In the seconds it takes 9-year-old Lulu Zachariah to run to a neighbor for help, her father manages to murder her mother, stab her five-year-old sister, and make a feeble attempt on his own life. As little Merry recovers in a Brooklyn hospital and their mother is buried, their father is carted off to prison in Staten Island and Lulu begins to gather the pebbles of guilt that she’ll carry for the rest of her days.
The sisters are hastily dispatched to a orphanage by their mother’s frosty sister, Cilla, and so begins a hardscrabble life for Lulu and Merry. Childhood with their mother hadn’t been easy–Celeste wasn’t going for any Mother of the Year awards–and Lulu was well-versed in the role of the caretaker. The one thing Lulu didn’t count on was her sister’s insistence on having a relationship with, and visiting, their inmate father.
Through Lulu’s shrewd efforts, she and Merry are fostered by a pair of wealthy empty-nesters, thus securing them both academic opportunities and creature comforts. Lulu is determined to outrun her past, and doggedly studies her way into college and medical school in Boston, only to have Merry–and their father’s specter– follow behind.
The novel alternates voices–between Lulu and Merry–and spans more than 30 years. Lulu’s repressed guilt over letting their father into the apartment after their mother expressly forbade it, continues to eat away at her. While she has created an alternate history for herself–telling people her parents were killed in an accident–her sister continues to visit and write to their father.

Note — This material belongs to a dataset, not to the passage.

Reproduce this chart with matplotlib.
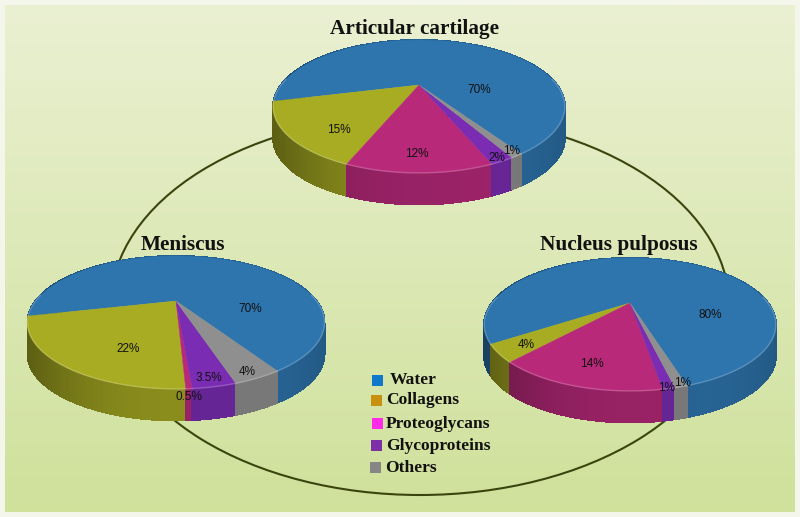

The more dependent Merry becomes on Lulu, and later her husband and children, the bigger their father looms. Lulu can never get any distance from him because she’s tethered to her sister who is tethered to their father and their past. The entire time I read this novel, I envisioned Lulu trying to swim to the surface of the ocean, dragging a line from her leg to which her sister was hanging, from which their father clung, like an anchor dragging them all down to the ocean’s floor.
As the novels draws to a close, Lulu comes face to face with the fact that she can’t outrun or bury her past and confronting it might be the only way to get some closure. The Murderer’s Daughters was a compelling read, and I’m surprised there wasn’t more buzz about it online.
While the novel did drag a bit in the sisters’ later years, the character development and subplots held my interest even when I grew frustrated with Lulu’s type-A personality or Merry’s needy one. Meyers also managed capture credible voices for her child narrators. There were a few melodramatic scenes, but on the whole this novel is well written and engrossing.
The Murderer’s Daughters is an ideal selection for a women’s book club and a reading group guide is included. Additionally, Meyers may also be available for book club call-ins or visits (if the club is in the Boston area).